The other technique used was ELTGOL. This technique represents one of the best evidence-based options for secretion removal in patients with bronchiectasis.17,18 It consists of cycles of open glottis exhalations performed in the lateral decubitus, performing breathing efforts starting from normal inhalation reaching the end of exhalation. In the authors’ case, the patient was placed in the left lateral decubitus because secretion drainage is greater in the infralateral lung (i.e., the ‘dependent’ lung), as described in the literature.19

As air passes through the secretions, shear forces are created that promote mobilisation.

In a second phase of therapeutic management of this clinical case, therapies that maintained airway clearance were used, such as exercises based on positive expiratory pressure. Autogenic training and postural drainage were also continued.

The PEP-system, like active cycle of breathing techniques, is based on collateral ventilation. The latter is provided by Kohn’s pores, which allow air to reach a given group of alveoli through adjacent ones, bypassing any obstacles. PEP exercise consists of exhaling against a resistance, creating a force that spans the mucosal plug.

Postural drainage, on the other hand, involves taking a specific decubitus that takes advantage of gravity and bronchial anatomy to move secretions. Although its effectiveness in draining secretions has not been proven, it can be assumed to play a positive role in the ventilation/perfusion ratio of West’s zones by forcing the patient to assume various decubitus positions.20

CONCLUSION

In conclusion, active therapy with the patient and on the patient proved to be a successful strategy in this case, avoiding invasive manoeuvres in an elderly and frail patient. In particular, the authors believe that patients with bedridden conditions can have a great benefit from the early initiation of rehabilitation manoeuvres. Although bronchoscopy remains essential for bronchial unblocking from mucus plugs, chest physiotherapy could be an alternative to consider in selected cases.

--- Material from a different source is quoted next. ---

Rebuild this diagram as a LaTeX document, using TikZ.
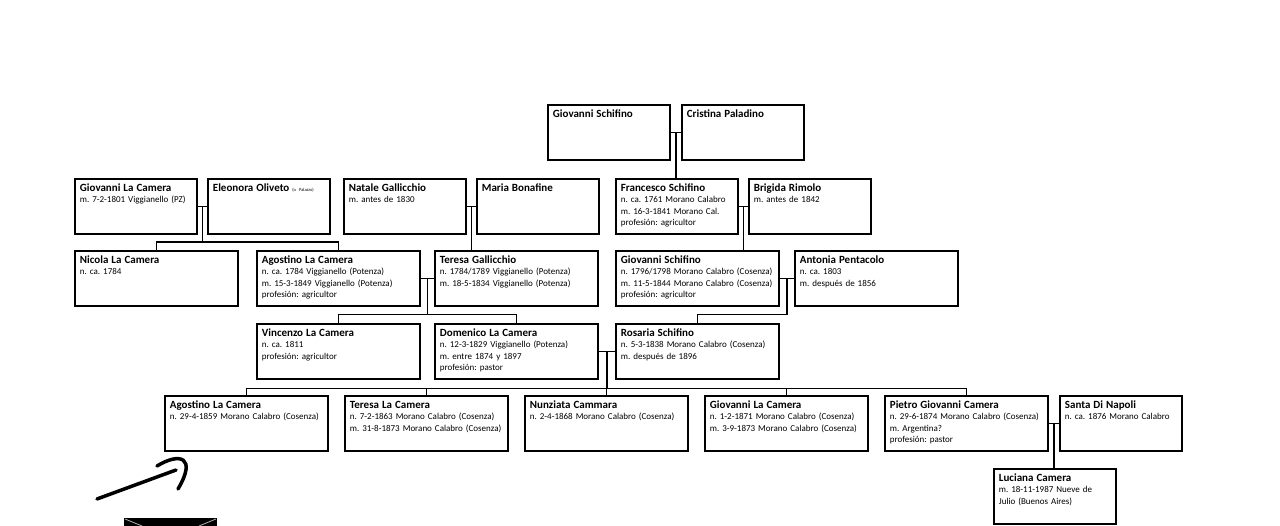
\documentclass[tikz,border=0pt]{standalone}
\usepackage{fontspec}
\setmainfont{Carlito}
\usetikzlibrary{positioning,calc}
\frenchspacing
\newcommand{\nm}[1]{{\fontsize{11}{11.5}\selectfont\bfseries #1}}

\begin{document}
\begin{tikzpicture}[
  x=1pt,y=-1pt,
  person/.style={draw,line width=1.8pt,anchor=north west,align=left,
    inner xsep=5pt,inner ysep=3.5pt,text height=9pt,text depth=39pt,
    font=\fontsize{9}{11.5}\selectfont},
  wide/.style={person,text width=153pt},
  narrow/.style={person,text width=112pt},
  link/.style={line width=1.4pt}
]
  \useasboundingbox (0,0) rectangle (1280,526);
  \node[narrow] (gschifino) at (547,104) {\nm{Giovanni Schifino}};
  \node[narrow] (cpaladino) at (681,104) {\nm{Cristina Paladino}};
  \node[narrow] (glacamera) at (74,178)
    {\nm{Giovanni La Camera}\\m. 7-2-1801 Viggianello (PZ)};
  \node[narrow] (eoliveto) at (207,178)
    {\nm{Eleonora Oliveto} {\fontsize{4.5}{5}\selectfont (o Palazzo)}};
  \node[narrow] (ngallicchio) at (343,178)
    {\nm{Natale Gallicchio}\\m. antes de 1830};
  \node[narrow] (mbonafine) at (476,178) {\nm{Maria Bonafine}};
  \node[narrow] (fschifino) at (615,178)
    {\nm{Francesco Schifino}\\n. ca. 1761 Morano Calabro\\m. 16-3-1841 Morano Cal.\\profesión: agricultor};
  \node[narrow] (brimolo) at (748,178)
    {\nm{Brigida Rimolo}\\m. antes de 1842};
  \node[wide] (nlacamera) at (74,250) {\nm{Nicola La Camera}\\n. ca. 1784};
  \node[wide] (alacamera) at (256,250)
    {\nm{Agostino La Camera}\\n. ca. 1784 Viggianello (Potenza)\\m. 15-3-1849 Viggianello (Potenza)\\profesión: agricultor};
  \node[wide] (tgallicchio) at (434,250)
    {\nm{Teresa Gallicchio}\\n. 1784/1789 Viggianello (Potenza)\\m. 18-5-1834 Viggianello (Potenza)};
  \node[wide] (gschifino2) at (615,250)
    {\nm{Giovanni Schifino}\\n. 1796/1798 Morano Calabro (Cosenza)\\m. 11-5-1844 Morano Calabro (Cosenza)\\profesión: agricultor};
  \node[wide] (apentacolo) at (794,250)
    {\nm{Antonia Pentacolo}\\n. ca. 1803\\m. después de 1856};
  \node[wide] (vlacamera) at (256,323)
    {\nm{Vincenzo La Camera}\\n. ca. 1811\\profesión: agricultor};
  \node[wide] (dlacamera) at (434,323)
    {\nm{Domenico La Camera}\\n. 12-3-1829 Viggianello (Potenza)\\m. entre 1874 y 1897\\profesión: pastor};
  \node[wide] (rschifino) at (615,323)
    {\nm{Rosaria Schifino}\\n. 5-3-1838 Morano Calabro (Cosenza)\\m. después de 1896};
  \node[wide] (alacamera2) at (164,395)
    {\nm{Agostino La Camera}\\n. 29-4-1859 Morano Calabro (Cosenza)};
  \node[wide] (tlacamera) at (344,395)
    {\nm{Teresa La Camera}\\n. 7-2-1863 Morano Calabro (Cosenza)\\m. 31-8-1873 Morano Calabro (Cosenza)};
  \node[wide] (ncammara) at (524,395)
    {\nm{Nunziata Cammara}\\n. 2-4-1868 Morano Calabro (Cosenza)};
  \node[wide] (glacamera2) at (704,395)
    {\nm{Giovanni La Camera}\\n. 1-2-1871 Morano Calabro (Cosenza)\\m. 3-9-1873 Morano Calabro (Cosenza)};
  \node[wide] (pcamera) at (884,395)
    {\nm{Pietro Giovanni Camera}\\n. 29-6-1874 Morano Calabro (Cosenza)\\m. Argentina?\\profesión: pastor};
  \node[narrow] (sdinapoli) at (1059,395)
    {\nm{Santa Di Napoli}\\n. ca. 1876 Morano Calabro};
  \node[narrow] (lcamera) at (993,468)
    {\nm{Luciana Camera}\\m. 18-11-1987 Nueve de\\Julio (Buenos Aires)};
  % parejas y descendencia
  \coordinate (c1) at ($(gschifino.east)!.5!(cpaladino.west)$);
  \coordinate (c2) at ($(glacamera.east)!.5!(eoliveto.west)$);
  \coordinate (c3) at ($(ngallicchio.east)!.5!(mbonafine.west)$);
  \coordinate (c4) at ($(fschifino.east)!.5!(brimolo.west)$);
  \coordinate (c5) at ($(alacamera.east)!.5!(tgallicchio.west)$);
  \coordinate (c6) at ($(gschifino2.east)!.5!(apentacolo.west)$);
  \coordinate (c7) at ($(dlacamera.east)!.5!(rschifino.west)$);
  \coordinate (c8) at ($(pcamera.east)!.5!(sdinapoli.west)$);
  \coordinate (b2) at ($(c2)+(0,35.5)$);
  \coordinate (b5) at ($(c5)+(0,36)$);
  \coordinate (b6) at ($(c6)+(0,36)$);
  \coordinate (b7) at ($(c7)+(0,37)$);
  \draw[link] (gschifino) -- (cpaladino);
  \draw[link] (c1) -- (c1 |- fschifino.north);
  \draw[link] (glacamera) -- (eoliveto);
  \draw[link] (c2) -- (b2);
  \draw[link] (nlacamera.north) |- (b2) -| (alacamera.north);
  \draw[link] (ngallicchio) -- (mbonafine);
  \draw[link] (c3) -- (c3 |- tgallicchio.north);
  \draw[link] (fschifino) -- (brimolo);
  \draw[link] (c4) -- (c4 |- gschifino2.north);
  \draw[link] (alacamera) -- (tgallicchio);
  \draw[link] (c5) -- (b5);
  \draw[link] (vlacamera.north) |- (b5) -| (dlacamera.north);
  \draw[link] (gschifino2) -- (apentacolo);
  \draw[link] (c6) -- (b6) -| (rschifino.north);
  \draw[link] (dlacamera) -- (rschifino);
  \draw[link] (c7) -- (b7);
  \draw[link] (alacamera2.north) |- (b7) -| (pcamera.north);
  \draw[link] (b7 -| tlacamera.north) -- (tlacamera.north);
  \draw[link] (b7 -| ncammara.north) -- (ncammara.north);
  \draw[link] (b7 -| glacamera2.north) -- (glacamera2.north);
  \draw[link] (pcamera) -- (sdinapoli);
  \draw[link] (c8) -- (c8 |- lcamera.north);
  % trazo y sobre abajo a la izquierda
  \draw[line width=3.5pt,line cap=round] (97,499) -- (176,470);
  \draw[line width=3.5pt,line cap=round] (157,466) .. controls (180,452) and (197,457) .. (178,489);
  \fill (124,518) rectangle (217,526);
  \draw[gray!60,line width=0.8pt] (125,519) -- (142,526) (216,519) -- (199,526);
\end{tikzpicture}
\end{document}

Most of the physical therapy techniques that were used in this clinical report are actually implemented in patients with chronic respiratory diseases. Scientific evidence studying chest physiotherapy in cases of lung atelectasis due to secretory obstruction is essentially absent.

This clinical case opens a new therapy scenario, to be further investigated in future randomised clinical trials that may be initiated in intensive care units or pulmonology departments.